A Holyrood committee has heard evidence that the current law on fatal accident inquiries has discriminated against families of armed forces personnel who lost their lives while on duty.
Moray campaigner James Jones told MSP’s that current legislation needs to be reformed to ensure that hearings into such deaths are held in public with an opportunity for witnesses to be cross-examined under oath.
The former RAF Flight Lieutenant was speaking out over disappointment that no public investigation was to be undertaken into the deaths of the three airmen killed when their Tornado jets collided over the Moray Firth in 2012.
Flight Lieutenant’s Hywel Poole and Adam Sanders died alongside Squadron Leader Samuel Bailey on July 3 that year when their aircraft crashed into the sea during a training mission from RAF Lossiemouth.
In March this year the Crown Office announced that they would not hold a probe into the accident as it would only repeat a service inquiry already carried out by the Military Aviation Authority (MAA). However, Mr Jones told MSP’s at the Scottish Parliament’s justice committee that public interest was not given the same importance in military accidents as would be given to civil accidents.
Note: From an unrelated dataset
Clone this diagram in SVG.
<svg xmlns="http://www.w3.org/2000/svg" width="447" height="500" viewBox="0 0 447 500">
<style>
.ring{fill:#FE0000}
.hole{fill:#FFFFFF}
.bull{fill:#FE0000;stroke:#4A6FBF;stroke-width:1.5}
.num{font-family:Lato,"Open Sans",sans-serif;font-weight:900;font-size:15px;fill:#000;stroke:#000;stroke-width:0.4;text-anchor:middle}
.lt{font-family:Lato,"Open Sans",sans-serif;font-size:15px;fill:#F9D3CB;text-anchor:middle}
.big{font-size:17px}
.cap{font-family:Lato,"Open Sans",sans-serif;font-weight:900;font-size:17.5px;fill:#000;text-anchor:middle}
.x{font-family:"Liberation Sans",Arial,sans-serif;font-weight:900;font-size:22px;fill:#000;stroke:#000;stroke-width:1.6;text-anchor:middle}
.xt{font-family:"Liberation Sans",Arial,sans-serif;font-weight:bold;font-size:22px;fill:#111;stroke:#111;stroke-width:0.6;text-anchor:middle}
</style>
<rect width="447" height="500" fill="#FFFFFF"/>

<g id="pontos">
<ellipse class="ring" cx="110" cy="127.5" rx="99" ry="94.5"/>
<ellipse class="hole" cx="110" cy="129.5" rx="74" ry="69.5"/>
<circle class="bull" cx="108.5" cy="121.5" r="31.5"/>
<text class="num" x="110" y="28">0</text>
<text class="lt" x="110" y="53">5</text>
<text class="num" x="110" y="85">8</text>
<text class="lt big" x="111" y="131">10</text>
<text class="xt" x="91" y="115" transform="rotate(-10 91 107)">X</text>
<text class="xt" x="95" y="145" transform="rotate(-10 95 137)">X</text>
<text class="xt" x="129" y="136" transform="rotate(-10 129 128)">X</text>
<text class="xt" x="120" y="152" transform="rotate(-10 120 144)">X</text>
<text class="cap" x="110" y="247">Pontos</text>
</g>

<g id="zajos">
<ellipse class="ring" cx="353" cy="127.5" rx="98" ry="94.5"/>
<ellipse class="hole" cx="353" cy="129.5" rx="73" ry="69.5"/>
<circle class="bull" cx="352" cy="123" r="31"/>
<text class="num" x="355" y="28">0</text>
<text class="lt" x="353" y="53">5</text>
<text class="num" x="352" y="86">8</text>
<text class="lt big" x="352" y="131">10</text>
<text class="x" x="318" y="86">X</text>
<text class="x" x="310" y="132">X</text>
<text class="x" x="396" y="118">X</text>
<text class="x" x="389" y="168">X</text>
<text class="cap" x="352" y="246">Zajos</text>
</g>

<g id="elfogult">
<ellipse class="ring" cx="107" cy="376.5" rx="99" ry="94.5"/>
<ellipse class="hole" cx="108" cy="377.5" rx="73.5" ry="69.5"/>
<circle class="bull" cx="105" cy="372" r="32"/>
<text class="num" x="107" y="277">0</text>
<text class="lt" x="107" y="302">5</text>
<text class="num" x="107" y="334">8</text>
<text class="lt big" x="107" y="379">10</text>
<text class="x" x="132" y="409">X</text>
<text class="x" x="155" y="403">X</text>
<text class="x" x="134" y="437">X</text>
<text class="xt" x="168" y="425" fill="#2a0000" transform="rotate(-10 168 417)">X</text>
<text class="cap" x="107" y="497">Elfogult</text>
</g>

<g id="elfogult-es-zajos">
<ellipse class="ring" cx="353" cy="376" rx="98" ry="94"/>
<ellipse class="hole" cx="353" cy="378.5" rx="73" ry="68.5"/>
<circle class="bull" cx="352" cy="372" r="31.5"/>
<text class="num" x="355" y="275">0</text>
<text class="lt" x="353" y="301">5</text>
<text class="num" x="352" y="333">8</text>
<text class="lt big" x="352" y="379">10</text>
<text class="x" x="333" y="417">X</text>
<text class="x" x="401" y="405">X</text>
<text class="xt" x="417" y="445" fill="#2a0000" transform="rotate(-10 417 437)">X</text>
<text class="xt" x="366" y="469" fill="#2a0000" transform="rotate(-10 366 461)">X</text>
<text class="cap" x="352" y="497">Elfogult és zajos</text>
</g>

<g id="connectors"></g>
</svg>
The committee was hearing evidence as part of their scrutiny of the Inquiries into Fatal Accidents and Sudden Deaths etc (Scotland) Bill.
Mr Jones, who has now retired from the RAF and lives in Forres, said that there was discrimination against military personnel who did not have signed contracts and were considered as Crown appointees. He said: “When there are work-related deaths and a call for a mandated FAI they are not being fitted into that category.
“It think that is wrong and that interpretation seems to go against the intent of the Act. We are all bitterly disappointed about the Crown Office decision not to hold an FAI for this Tornado crash.”
Speaking of the military inquiry, Mr Jones added: “In carrying out the investigation there was no independent judge present and there was no cross-examination. It was, by their definition, an internal investigation.
“Families were not involved – no one was allowed to put forward any questions. This inquiry does not replace a proper inquiry in the public domain – as Lord Cullen says, FAIs are carried out in the public interest and the public interest has not been satisfied in this case.”